TASK INPUTS »
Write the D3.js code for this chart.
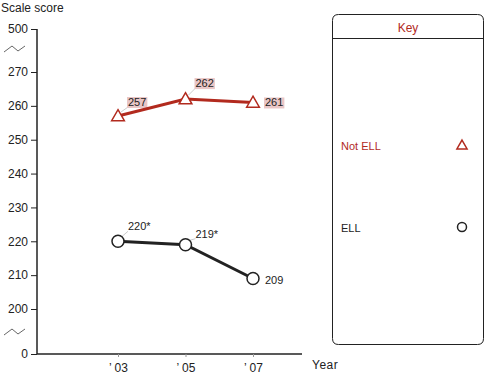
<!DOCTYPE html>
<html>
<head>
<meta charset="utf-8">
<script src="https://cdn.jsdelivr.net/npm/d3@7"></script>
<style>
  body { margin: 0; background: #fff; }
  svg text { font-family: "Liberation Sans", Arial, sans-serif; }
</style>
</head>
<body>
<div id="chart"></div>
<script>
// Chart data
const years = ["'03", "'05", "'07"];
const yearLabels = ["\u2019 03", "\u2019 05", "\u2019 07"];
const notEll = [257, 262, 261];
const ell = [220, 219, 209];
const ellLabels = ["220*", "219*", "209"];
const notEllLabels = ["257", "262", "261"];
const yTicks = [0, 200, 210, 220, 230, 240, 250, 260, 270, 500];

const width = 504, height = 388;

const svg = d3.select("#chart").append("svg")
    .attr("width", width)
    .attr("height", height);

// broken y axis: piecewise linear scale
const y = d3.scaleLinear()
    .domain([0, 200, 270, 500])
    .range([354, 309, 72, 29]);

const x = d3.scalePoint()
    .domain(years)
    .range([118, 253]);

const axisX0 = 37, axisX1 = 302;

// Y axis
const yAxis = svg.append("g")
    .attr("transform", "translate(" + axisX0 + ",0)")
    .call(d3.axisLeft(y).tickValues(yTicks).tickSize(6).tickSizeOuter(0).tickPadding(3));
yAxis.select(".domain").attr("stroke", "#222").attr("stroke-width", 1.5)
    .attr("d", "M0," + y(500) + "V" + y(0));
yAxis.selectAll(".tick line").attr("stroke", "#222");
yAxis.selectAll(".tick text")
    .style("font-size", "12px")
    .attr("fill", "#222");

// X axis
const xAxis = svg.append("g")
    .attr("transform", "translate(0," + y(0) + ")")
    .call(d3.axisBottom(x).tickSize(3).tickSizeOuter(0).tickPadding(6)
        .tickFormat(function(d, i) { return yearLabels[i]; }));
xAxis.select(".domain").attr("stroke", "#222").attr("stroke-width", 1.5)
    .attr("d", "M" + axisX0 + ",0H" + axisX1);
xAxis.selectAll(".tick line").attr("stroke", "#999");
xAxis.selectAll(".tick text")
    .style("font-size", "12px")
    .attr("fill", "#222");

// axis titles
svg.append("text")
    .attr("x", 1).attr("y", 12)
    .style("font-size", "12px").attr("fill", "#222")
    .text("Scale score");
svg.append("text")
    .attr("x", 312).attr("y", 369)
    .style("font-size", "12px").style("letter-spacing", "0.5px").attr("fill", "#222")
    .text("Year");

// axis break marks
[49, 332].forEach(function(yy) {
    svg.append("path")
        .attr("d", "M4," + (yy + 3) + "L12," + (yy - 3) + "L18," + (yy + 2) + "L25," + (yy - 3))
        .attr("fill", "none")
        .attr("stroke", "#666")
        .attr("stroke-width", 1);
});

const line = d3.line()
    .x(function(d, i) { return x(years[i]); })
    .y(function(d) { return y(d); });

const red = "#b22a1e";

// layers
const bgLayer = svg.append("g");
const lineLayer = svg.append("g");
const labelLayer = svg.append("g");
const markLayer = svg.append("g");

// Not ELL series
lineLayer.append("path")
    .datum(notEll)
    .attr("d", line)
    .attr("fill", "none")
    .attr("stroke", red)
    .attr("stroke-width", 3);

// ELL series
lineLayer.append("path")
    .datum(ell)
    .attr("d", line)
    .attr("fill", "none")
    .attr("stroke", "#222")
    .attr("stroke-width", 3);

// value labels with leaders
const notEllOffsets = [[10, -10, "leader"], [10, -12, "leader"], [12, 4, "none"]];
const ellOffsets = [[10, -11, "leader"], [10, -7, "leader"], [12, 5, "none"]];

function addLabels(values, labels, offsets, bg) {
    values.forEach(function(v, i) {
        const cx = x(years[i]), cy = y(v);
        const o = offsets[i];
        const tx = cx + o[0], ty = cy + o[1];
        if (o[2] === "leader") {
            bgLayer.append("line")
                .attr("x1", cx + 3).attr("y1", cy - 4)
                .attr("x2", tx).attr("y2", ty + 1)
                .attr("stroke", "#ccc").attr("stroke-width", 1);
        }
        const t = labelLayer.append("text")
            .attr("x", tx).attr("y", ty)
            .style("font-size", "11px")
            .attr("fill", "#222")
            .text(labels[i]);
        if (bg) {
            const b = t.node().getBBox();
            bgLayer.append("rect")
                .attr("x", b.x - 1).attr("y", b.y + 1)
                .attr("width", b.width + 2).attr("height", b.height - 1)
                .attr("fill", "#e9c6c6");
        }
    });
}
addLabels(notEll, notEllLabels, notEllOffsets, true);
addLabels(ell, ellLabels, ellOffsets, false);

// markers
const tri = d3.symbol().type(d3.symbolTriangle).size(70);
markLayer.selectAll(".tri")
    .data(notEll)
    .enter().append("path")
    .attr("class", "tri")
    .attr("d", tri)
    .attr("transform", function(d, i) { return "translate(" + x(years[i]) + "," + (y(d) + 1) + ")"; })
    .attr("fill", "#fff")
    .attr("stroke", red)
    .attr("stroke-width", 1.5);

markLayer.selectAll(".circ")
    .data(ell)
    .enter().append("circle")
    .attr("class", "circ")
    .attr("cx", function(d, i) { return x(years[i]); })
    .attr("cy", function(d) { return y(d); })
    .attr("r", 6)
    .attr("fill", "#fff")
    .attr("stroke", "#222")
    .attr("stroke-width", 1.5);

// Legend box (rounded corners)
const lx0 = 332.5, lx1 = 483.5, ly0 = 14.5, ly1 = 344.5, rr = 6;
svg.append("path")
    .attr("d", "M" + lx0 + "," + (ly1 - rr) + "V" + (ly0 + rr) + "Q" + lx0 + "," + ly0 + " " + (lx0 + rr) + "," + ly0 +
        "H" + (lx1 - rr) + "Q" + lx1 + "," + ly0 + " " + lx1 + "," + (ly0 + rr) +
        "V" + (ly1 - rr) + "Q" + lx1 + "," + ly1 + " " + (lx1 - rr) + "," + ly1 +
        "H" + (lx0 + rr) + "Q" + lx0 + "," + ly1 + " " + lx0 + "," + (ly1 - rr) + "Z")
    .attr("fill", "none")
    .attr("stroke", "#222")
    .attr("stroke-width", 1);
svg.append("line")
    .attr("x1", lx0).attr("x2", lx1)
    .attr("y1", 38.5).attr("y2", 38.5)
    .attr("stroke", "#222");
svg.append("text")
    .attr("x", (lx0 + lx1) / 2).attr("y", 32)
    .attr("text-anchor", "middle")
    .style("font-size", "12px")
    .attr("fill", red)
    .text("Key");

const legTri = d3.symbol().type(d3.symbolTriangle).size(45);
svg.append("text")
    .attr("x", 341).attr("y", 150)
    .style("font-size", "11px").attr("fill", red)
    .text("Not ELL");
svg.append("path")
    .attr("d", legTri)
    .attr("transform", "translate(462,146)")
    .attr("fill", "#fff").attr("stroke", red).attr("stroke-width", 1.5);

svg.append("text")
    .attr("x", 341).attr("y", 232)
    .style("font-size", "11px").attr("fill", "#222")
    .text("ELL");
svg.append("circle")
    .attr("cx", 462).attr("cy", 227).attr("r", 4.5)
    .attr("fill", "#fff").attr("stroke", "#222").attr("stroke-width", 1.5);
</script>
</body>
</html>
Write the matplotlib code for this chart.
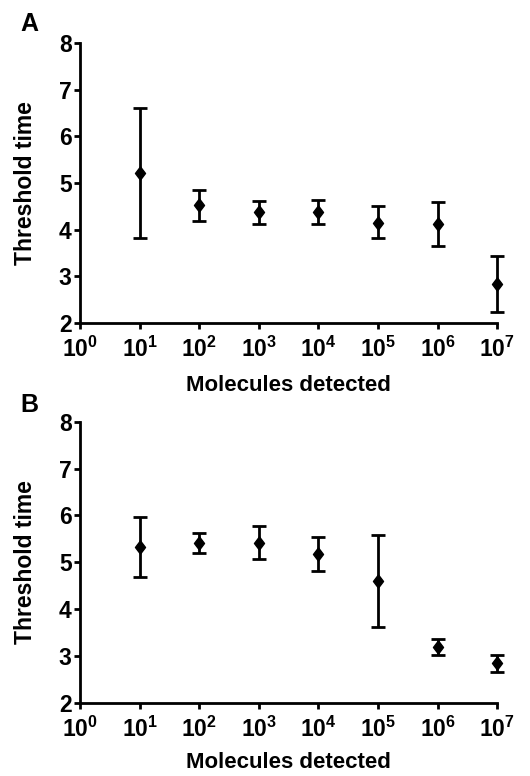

EXERCISE AIM » Every line of the data should be copied as it stands, without the images.

FULL ANSWER »
Write the D3.js code for this chart.
<!DOCTYPE html>
<html>
<head>
<meta charset="utf-8">
<script src="https://cdn.jsdelivr.net/npm/d3@7"></script>
<style>
  body { margin: 0; background: #fff; }
  svg text { font-family: "Liberation Sans", Arial, sans-serif; }
</style>
</head>
<body>
<div id="chart"></div>
<script>
// Chart data
const years = ["'03", "'05", "'07"];
const yearLabels = ["\u2019 03", "\u2019 05", "\u2019 07"];
const notEll = [257, 262, 261];
const ell = [220, 219, 209];
const ellLabels = ["220*", "219*", "209"];
const notEllLabels = ["257", "262", "261"];
const yTicks = [0, 200, 210, 220, 230, 240, 250, 260, 270, 500];

const width = 504, height = 388;

const svg = d3.select("#chart").append("svg")
    .attr("width", width)
    .attr("height", height);

// broken y axis: piecewise linear scale
const y = d3.scaleLinear()
    .domain([0, 200, 270, 500])
    .range([354, 309, 72, 29]);

const x = d3.scalePoint()
    .domain(years)
    .range([118, 253]);

const axisX0 = 37, axisX1 = 302;

// Y axis
const yAxis = svg.append("g")
    .attr("transform", "translate(" + axisX0 + ",0)")
    .call(d3.axisLeft(y).tickValues(yTicks).tickSize(6).tickSizeOuter(0).tickPadding(3));
yAxis.select(".domain").attr("stroke", "#222").attr("stroke-width", 1.5)
    .attr("d", "M0," + y(500) + "V" + y(0));
yAxis.selectAll(".tick line").attr("stroke", "#222");
yAxis.selectAll(".tick text")
    .style("font-size", "12px")
    .attr("fill", "#222");

// X axis
const xAxis = svg.append("g")
    .attr("transform", "translate(0," + y(0) + ")")
    .call(d3.axisBottom(x).tickSize(3).tickSizeOuter(0).tickPadding(6)
        .tickFormat(function(d, i) { return yearLabels[i]; }));
xAxis.select(".domain").attr("stroke", "#222").attr("stroke-width", 1.5)
    .attr("d", "M" + axisX0 + ",0H" + axisX1);
xAxis.selectAll(".tick line").attr("stroke", "#999");
xAxis.selectAll(".tick text")
    .style("font-size", "12px")
    .attr("fill", "#222");

// axis titles
svg.append("text")
    .attr("x", 1).attr("y", 12)
    .style("font-size", "12px").attr("fill", "#222")
    .text("Scale score");
svg.append("text")
    .attr("x", 312).attr("y", 369)
    .style("font-size", "12px").style("letter-spacing", "0.5px").attr("fill", "#222")
    .text("Year");

// axis break marks
[49, 332].forEach(function(yy) {
    svg.append("path")
        .attr("d", "M4," + (yy + 3) + "L12," + (yy - 3) + "L18," + (yy + 2) + "L25," + (yy - 3))
        .attr("fill", "none")
        .attr("stroke", "#666")
        .attr("stroke-width", 1);
});

const line = d3.line()
    .x(function(d, i) { return x(years[i]); })
    .y(function(d) { return y(d); });

const red = "#b22a1e";

// layers
const bgLayer = svg.append("g");
const lineLayer = svg.append("g");
const labelLayer = svg.append("g");
const markLayer = svg.append("g");

// Not ELL series
lineLayer.append("path")
    .datum(notEll)
    .attr("d", line)
    .attr("fill", "none")
    .attr("stroke", red)
    .attr("stroke-width", 3);

// ELL series
lineLayer.append("path")
    .datum(ell)
    .attr("d", line)
    .attr("fill", "none")
    .attr("stroke", "#222")
    .attr("stroke-width", 3);

// value labels with leaders
const notEllOffsets = [[10, -10, "leader"], [10, -12, "leader"], [12, 4, "none"]];
const ellOffsets = [[10, -11, "leader"], [10, -7, "leader"], [12, 5, "none"]];

function addLabels(values, labels, offsets, bg) {
    values.forEach(function(v, i) {
        const cx = x(years[i]), cy = y(v);
        const o = offsets[i];
        const tx = cx + o[0], ty = cy + o[1];
        if (o[2] === "leader") {
            bgLayer.append("line")
                .attr("x1", cx + 3).attr("y1", cy - 4)
                .attr("x2", tx).attr("y2", ty + 1)
                .attr("stroke", "#ccc").attr("stroke-width", 1);
        }
        const t = labelLayer.append("text")
            .attr("x", tx).attr("y", ty)
            .style("font-size", "11px")
            .attr("fill", "#222")
            .text(labels[i]);
        if (bg) {
            const b = t.node().getBBox();
            bgLayer.append("rect")
                .attr("x", b.x - 1).attr("y", b.y + 1)
                .attr("width", b.width + 2).attr("height", b.height - 1)
                .attr("fill", "#e9c6c6");
        }
    });
}
addLabels(notEll, notEllLabels, notEllOffsets, true);
addLabels(ell, ellLabels, ellOffsets, false);

// markers
const tri = d3.symbol().type(d3.symbolTriangle).size(70);
markLayer.selectAll(".tri")
    .data(notEll)
    .enter().append("path")
    .attr("class", "tri")
    .attr("d", tri)
    .attr("transform", function(d, i) { return "translate(" + x(years[i]) + "," + (y(d) + 1) + ")"; })
    .attr("fill", "#fff")
    .attr("stroke", red)
    .attr("stroke-width", 1.5);

markLayer.selectAll(".circ")
    .data(ell)
    .enter().append("circle")
    .attr("class", "circ")
    .attr("cx", function(d, i) { return x(years[i]); })
    .attr("cy", function(d) { return y(d); })
    .attr("r", 6)
    .attr("fill", "#fff")
    .attr("stroke", "#222")
    .attr("stroke-width", 1.5);

// Legend box (rounded corners)
const lx0 = 332.5, lx1 = 483.5, ly0 = 14.5, ly1 = 344.5, rr = 6;
svg.append("path")
    .attr("d", "M" + lx0 + "," + (ly1 - rr) + "V" + (ly0 + rr) + "Q" + lx0 + "," + ly0 + " " + (lx0 + rr) + "," + ly0 +
        "H" + (lx1 - rr) + "Q" + lx1 + "," + ly0 + " " + lx1 + "," + (ly0 + rr) +
        "V" + (ly1 - rr) + "Q" + lx1 + "," + ly1 + " " + (lx1 - rr) + "," + ly1 +
        "H" + (lx0 + rr) + "Q" + lx0 + "," + ly1 + " " + lx0 + "," + (ly1 - rr) + "Z")
    .attr("fill", "none")
    .attr("stroke", "#222")
    .attr("stroke-width", 1);
svg.append("line")
    .attr("x1", lx0).attr("x2", lx1)
    .attr("y1", 38.5).attr("y2", 38.5)
    .attr("stroke", "#222");
svg.append("text")
    .attr("x", (lx0 + lx1) / 2).attr("y", 32)
    .attr("text-anchor", "middle")
    .style("font-size", "12px")
    .attr("fill", red)
    .text("Key");

const legTri = d3.symbol().type(d3.symbolTriangle).size(45);
svg.append("text")
    .attr("x", 341).attr("y", 150)
    .style("font-size", "11px").attr("fill", red)
    .text("Not ELL");
svg.append("path")
    .attr("d", legTri)
    .attr("transform", "translate(462,146)")
    .attr("fill", "#fff").attr("stroke", red).attr("stroke-width", 1.5);

svg.append("text")
    .attr("x", 341).attr("y", 232)
    .style("font-size", "11px").attr("fill", "#222")
    .text("ELL");
svg.append("circle")
    .attr("cx", 462).attr("cy", 227).attr("r", 4.5)
    .attr("fill", "#fff").attr("stroke", "#222").attr("stroke-width", 1.5);
</script>
</body>
</html>
Write the matplotlib code for this chart.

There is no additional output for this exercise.